In 1090, a man named Hassan-i Sabbah seized Alamut Castle — a fortress on a cliff in northern Persia, so high they called it the Eagle’s Nest. From there, he built one of the most feared networks in the medieval world: the Nizari Ismailis, a breakaway branch of Shia Islam that assassinated the most powerful men in the Middle East. But Hassan didn’t live like a warlord. Simple robes, plain food, days spent in study. And one iron rule: nobody — no matter who they were — stood above the law.
And he proved it early. When a prayer caller was caught playing a flute — not even a serious offense — Hassan kicked him out of the castle forever. When another man was found secretly drinking wine, Hassan had him killed. Wine was banned at Alamut under penalty of death. Not exile. Not a beating. Death. Everyone inside those walls understood the deal. What nobody yet realized was just how far he’d take it.
Hassan had two sons: Muhammad and Ustad Husayn. In any normal kingdom, they’d have been his heirs. But Hassan always insisted he wasn’t building a dynasty. He said he was only holding Alamut in trust for the hidden Imam — a spiritual leader the Nizari Ismailis believed would one day return. If Hassan handed power to his sons, everything he stood for would collapse. He’d be just another warlord using religion for personal gain. His enemies were already whispering exactly that.
Then his son Muhammad broke the one rule you could not break. He was caught drinking wine inside the fortress — the same crime his father had already killed a man for. The details are lost to history: no record of a trial, no record of a plea. What the sources record is the outcome. Hassan-i Sabbah had his own son executed. The man who had ordered the killing of the most powerful officials in the Islamic world held his own flesh and blood to the exact same standard.
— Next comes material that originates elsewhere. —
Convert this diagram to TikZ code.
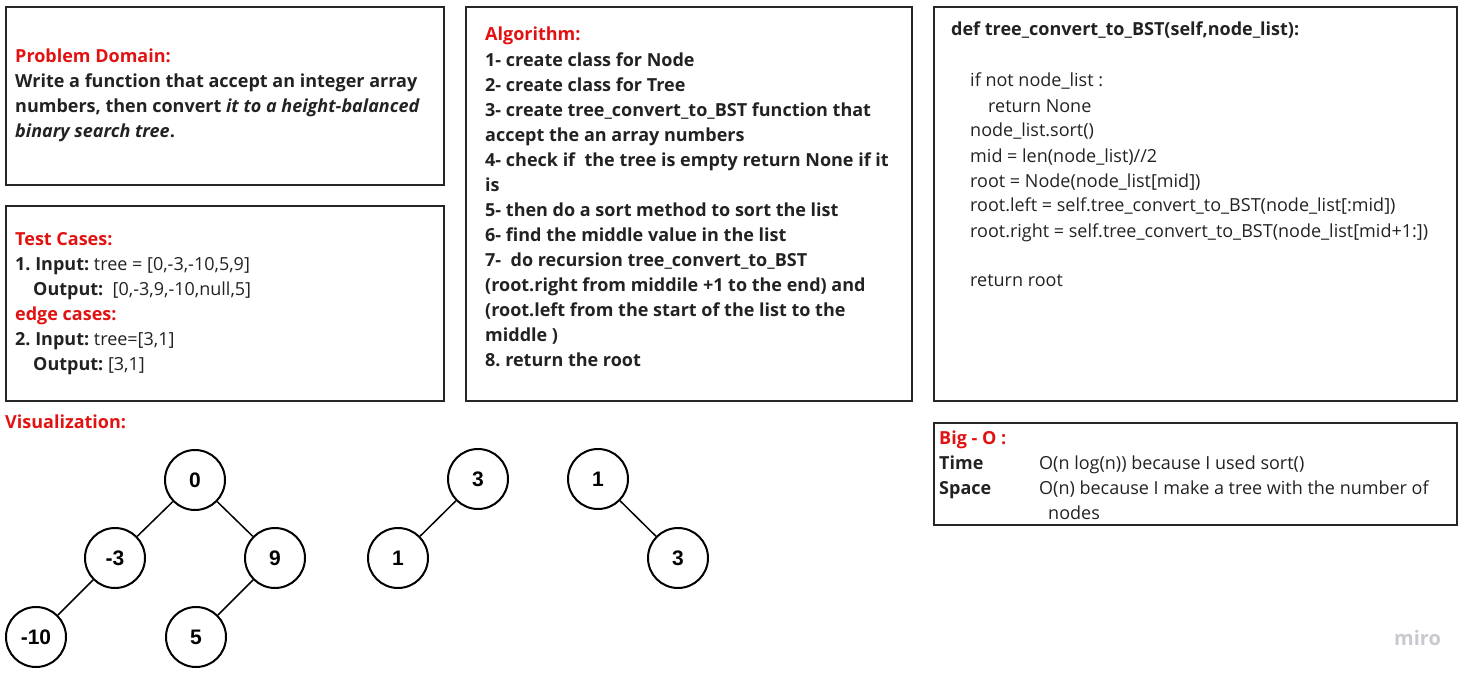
\documentclass[tikz,border=0pt]{standalone}
\usepackage{fontspec}
\setmainfont{Open Sans}
\newfontfamily\treefont{Liberation Sans}
\usepackage{xcolor}
\usetikzlibrary{positioning}
\definecolor{headred}{RGB}{226,18,18}
\definecolor{boxline}{RGB}{38,38,38}
\definecolor{bodytext}{RGB}{34,34,34}
\definecolor{logogrey}{RGB}{200,200,208}
\begin{document}
\begin{tikzpicture}[x=1pt,y=-1pt,
    box/.style={draw=boxline,line width=2pt},
    txt/.style={anchor=base west,inner sep=0pt,align=left,text=bodytext,
      font=\frenchspacing\fontsize{18}{25}\selectfont},
    boldtxt/.style={txt,font=\frenchspacing\bfseries\fontsize{18}{25}\selectfont},
    head/.style={txt,text=headred,font=\bfseries\fontsize{18}{25}\selectfont},
    treenode/.style={circle,draw=black,line width=2pt,minimum size=60pt,inner sep=0pt,
      font=\treefont\bfseries\fontsize{21}{21}\selectfont},
    treeedge/.style={line width=1.5pt}]
  \useasboundingbox (0,0) rectangle (1470,679);
  % boxes
  \draw [box] (6,7) rectangle (444,185);
  \draw [box] (6,206) rectangle (444,401);
  \draw [box] (466,7) rectangle (912,401);
  \draw [box] (934,7) rectangle (1457,401);
  \draw [box] (934,423) rectangle (1457,525);
  % problem domain (multi-line nodes sit on their last baseline)
  \node [head] (pdhead) at (15,63) {Problem Domain:};
  \node [boldtxt] (pdtext) at (15,138)
    {Write a function that accept an integer array\\
     numbers, then convert \textit{it to a height-balanced}\\
     \textit{binary search tree}.};
  % test cases
  \node [head] (tchead) at (15,245) {Test Cases:};
  \node [txt] (tctext) at (15,370)
    {\textbf{1.\ Input:} tree = [0,-3,-10,5,9]\\
     \hspace*{18pt}\textbf{Output:}\ \ [0,-3,9,-10,null,5]\\
     \textcolor{headred}{\textbf{edge cases:}}\\
     \textbf{2.\ Input:} tree=[3,1]\\
     \hspace*{18pt}\textbf{Output:} [3,1]};
  % algorithm
  \node [head] (alhead) at (485,41) {Algorithm:};
  \node [boldtxt] (altext) at (485,366)
    {1- create class for Node\\
     2- create class for Tree\\
     3- create tree\_convert\_to\_BST function that\\
     accept the an array numbers\\
     4- check if\ \ the tree is empty return None if it\\
     is\\
     5- then do a sort method to sort the list\\
     6- find the middle value in the list\\
     7-\ \ do recursion tree\_convert\_to\_BST\\
     (root.right from middile +1 to the end) and\\
     (root.left from the start of the list to the\\
     middle )\\
     8.\ return the root};
  % code
  \node [boldtxt] (codehead) at (951,36)
    {def tree\_convert\_to\_BST(self,node\_list):};
  \node [txt] (codebody) at (970,287)
    {if not node\_list :\\
     \hspace*{18pt}return None\\
     node\_list.sort()\\
     mid = len(node\_list)//2\\
     root = Node(node\_list[mid])\\
     root.left = self.tree\_convert\_to\_BST(node\_list[:mid])\\
     root.right = self.tree\_convert\_to\_BST(node\_list[mid+1:])\\
     \mbox{}\\
     return root};
  % big O
  \node [head] (bighead) at (939,444) {Big - O :};
  \node [boldtxt] (bigkeys) at (939,494) {Time\\ Space};
  \node [txt] (bigvals) at (1039,519)
    {O(n log(n)) because I used sort()\\
     O(n) because I make a tree with the number of\\
     \hspace*{9pt}nodes};
  % visualization
  \node [head] (vishead) at (5,428) {Visualization:};
  \node [treenode] (n0) at (195,480) {0};
  \node [treenode] (nm3) at (115,558) {-3};
  \node [treenode] (n9) at (275,558) {9};
  \node [treenode] (nm10) at (36,637) {-10};
  \node [treenode] (n5) at (196,637) {5};
  \draw [treeedge] (n0) -- (nm3);
  \draw [treeedge] (n0) -- (n9);
  \draw [treeedge] (nm3) -- (nm10);
  \draw [treeedge] (n9) -- (n5);
  \node [treenode] (ta3) at (478,479) {3};
  \node [treenode] (ta1) at (398,558) {1};
  \draw [treeedge] (ta3) -- (ta1);
  \node [treenode] (tb1) at (598,479) {1};
  \node [treenode] (tb3) at (678,558) {3};
  \draw [treeedge] (tb1) -- (tb3);
  % logo
  \node [txt,text=logogrey,font=\bfseries\fontsize{20}{20}\selectfont] (logo) at (1394,645) {miro};
\end{tikzpicture}
\end{document}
The second blow was even darker. Ustad Husayn, Hassan’s only surviving son, was accused of helping murder Husayn Qaini — a trusted Ismaili commander who ran their operations in eastern Persia. Was the charge real or planted by court rivals? We’ll never know for certain. The historian Bernard Lewis, after studying every surviving account, called the story “probably genuine.” Either way, the result was the same: Hassan had his second son put to death. Both heirs. Gone.
Nothing like it had ever happened in the Islamic world. No ruler had killed both his sons — not for treason, not for rebellion, and certainly not for drinking wine. You could read it two ways: either Hassan was a monster who felt nothing, or he was willing to destroy what he loved most to prove his principles were real. His enemies chose the first reading. His followers chose the second. For the Nizari faithful, it became the ultimate proof that the law of Alamut wasn’t just words on a wall.
When Hassan lay dying in June 1124, he didn’t name a nephew or a cousin. He summoned his four most trusted commanders and appointed Kiya Buzurg-Ummid — a loyal soldier with no family connection — as the next lord of Alamut. His final instruction: serve together “until the Imam comes to take possession of his kingdom.” He had made sure, at the worst cost a father could ever pay, that nobody would ever call it a family business.
He died alone in his study, in the shadow of the Eagle’s Nest — a man who gave up his comfort, his bloodline, and maybe his own humanity for one idea: that no one is above the law. Not your soldiers. Not your allies. Not your sons.